Return the whole listing, line for line, without the pictures in it.

........

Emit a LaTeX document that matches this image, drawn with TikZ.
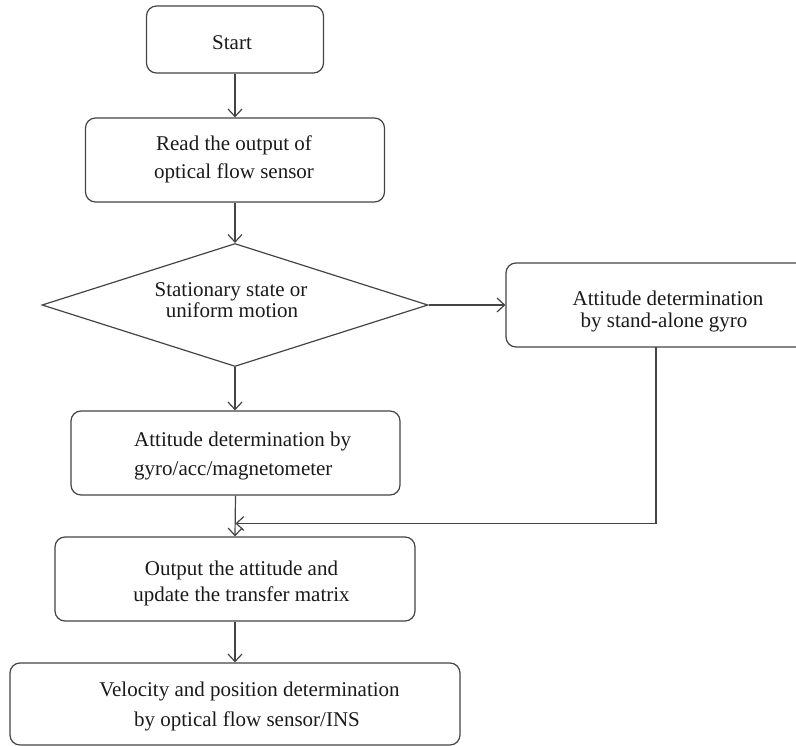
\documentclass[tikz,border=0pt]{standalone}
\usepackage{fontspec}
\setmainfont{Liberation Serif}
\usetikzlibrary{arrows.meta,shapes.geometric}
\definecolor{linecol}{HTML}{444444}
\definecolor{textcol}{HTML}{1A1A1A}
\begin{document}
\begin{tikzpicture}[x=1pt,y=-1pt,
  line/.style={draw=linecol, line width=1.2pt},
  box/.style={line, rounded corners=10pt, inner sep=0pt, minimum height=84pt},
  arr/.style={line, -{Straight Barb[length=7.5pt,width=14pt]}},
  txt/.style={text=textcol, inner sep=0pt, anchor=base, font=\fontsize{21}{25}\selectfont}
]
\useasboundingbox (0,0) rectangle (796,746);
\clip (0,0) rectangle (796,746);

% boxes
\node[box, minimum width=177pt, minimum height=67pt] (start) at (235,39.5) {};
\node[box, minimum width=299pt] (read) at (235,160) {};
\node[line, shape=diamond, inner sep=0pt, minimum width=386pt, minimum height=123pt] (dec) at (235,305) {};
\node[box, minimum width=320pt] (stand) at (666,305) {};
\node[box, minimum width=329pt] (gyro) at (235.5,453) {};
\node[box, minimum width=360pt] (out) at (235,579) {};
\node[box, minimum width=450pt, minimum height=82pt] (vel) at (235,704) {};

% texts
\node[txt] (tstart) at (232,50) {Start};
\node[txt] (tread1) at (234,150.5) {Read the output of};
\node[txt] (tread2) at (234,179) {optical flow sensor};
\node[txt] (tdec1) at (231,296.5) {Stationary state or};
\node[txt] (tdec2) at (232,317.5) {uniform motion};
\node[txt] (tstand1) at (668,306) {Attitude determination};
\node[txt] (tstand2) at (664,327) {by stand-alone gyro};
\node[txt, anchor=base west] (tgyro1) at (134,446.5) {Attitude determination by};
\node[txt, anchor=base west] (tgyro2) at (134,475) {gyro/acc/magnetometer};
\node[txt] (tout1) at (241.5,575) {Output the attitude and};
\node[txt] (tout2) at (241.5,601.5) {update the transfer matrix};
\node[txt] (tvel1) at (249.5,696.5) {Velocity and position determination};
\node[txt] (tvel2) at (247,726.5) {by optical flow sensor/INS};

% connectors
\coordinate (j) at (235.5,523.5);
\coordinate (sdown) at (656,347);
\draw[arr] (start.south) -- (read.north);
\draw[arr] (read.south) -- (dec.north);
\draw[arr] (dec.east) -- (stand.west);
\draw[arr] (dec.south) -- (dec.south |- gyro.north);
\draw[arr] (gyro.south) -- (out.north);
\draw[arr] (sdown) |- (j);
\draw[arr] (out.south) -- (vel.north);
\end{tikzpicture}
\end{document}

........

EXERCISE ANSWER:
Emit a LaTeX document that matches this image, drawn with TikZ.
\documentclass[tikz,border=0pt]{standalone}
\usepackage{fontspec}
\setmainfont{Liberation Serif}
\usetikzlibrary{arrows.meta,shapes.geometric}
\definecolor{linecol}{HTML}{444444}
\definecolor{textcol}{HTML}{1A1A1A}
\begin{document}
\begin{tikzpicture}[x=1pt,y=-1pt,
  line/.style={draw=linecol, line width=1.2pt},
  box/.style={line, rounded corners=10pt, inner sep=0pt, minimum height=84pt},
  arr/.style={line, -{Straight Barb[length=7.5pt,width=14pt]}},
  txt/.style={text=textcol, inner sep=0pt, anchor=base, font=\fontsize{21}{25}\selectfont}
]
\useasboundingbox (0,0) rectangle (796,746);
\clip (0,0) rectangle (796,746);

% boxes
\node[box, minimum width=177pt, minimum height=67pt] (start) at (235,39.5) {};
\node[box, minimum width=299pt] (read) at (235,160) {};
\node[line, shape=diamond, inner sep=0pt, minimum width=386pt, minimum height=123pt] (dec) at (235,305) {};
\node[box, minimum width=320pt] (stand) at (666,305) {};
\node[box, minimum width=329pt] (gyro) at (235.5,453) {};
\node[box, minimum width=360pt] (out) at (235,579) {};
\node[box, minimum width=450pt, minimum height=82pt] (vel) at (235,704) {};

% texts
\node[txt] (tstart) at (232,50) {Start};
\node[txt] (tread1) at (234,150.5) {Read the output of};
\node[txt] (tread2) at (234,179) {optical flow sensor};
\node[txt] (tdec1) at (231,296.5) {Stationary state or};
\node[txt] (tdec2) at (232,317.5) {uniform motion};
\node[txt] (tstand1) at (668,306) {Attitude determination};
\node[txt] (tstand2) at (664,327) {by stand-alone gyro};
\node[txt, anchor=base west] (tgyro1) at (134,446.5) {Attitude determination by};
\node[txt, anchor=base west] (tgyro2) at (134,475) {gyro/acc/magnetometer};
\node[txt] (tout1) at (241.5,575) {Output the attitude and};
\node[txt] (tout2) at (241.5,601.5) {update the transfer matrix};
\node[txt] (tvel1) at (249.5,696.5) {Velocity and position determination};
\node[txt] (tvel2) at (247,726.5) {by optical flow sensor/INS};

% connectors
\coordinate (j) at (235.5,523.5);
\coordinate (sdown) at (656,347);
\draw[arr] (start.south) -- (read.north);
\draw[arr] (read.south) -- (dec.north);
\draw[arr] (dec.east) -- (stand.west);
\draw[arr] (dec.south) -- (dec.south |- gyro.north);
\draw[arr] (gyro.south) -- (out.north);
\draw[arr] (sdown) |- (j);
\draw[arr] (out.south) -- (vel.north);
\end{tikzpicture}
\end{document}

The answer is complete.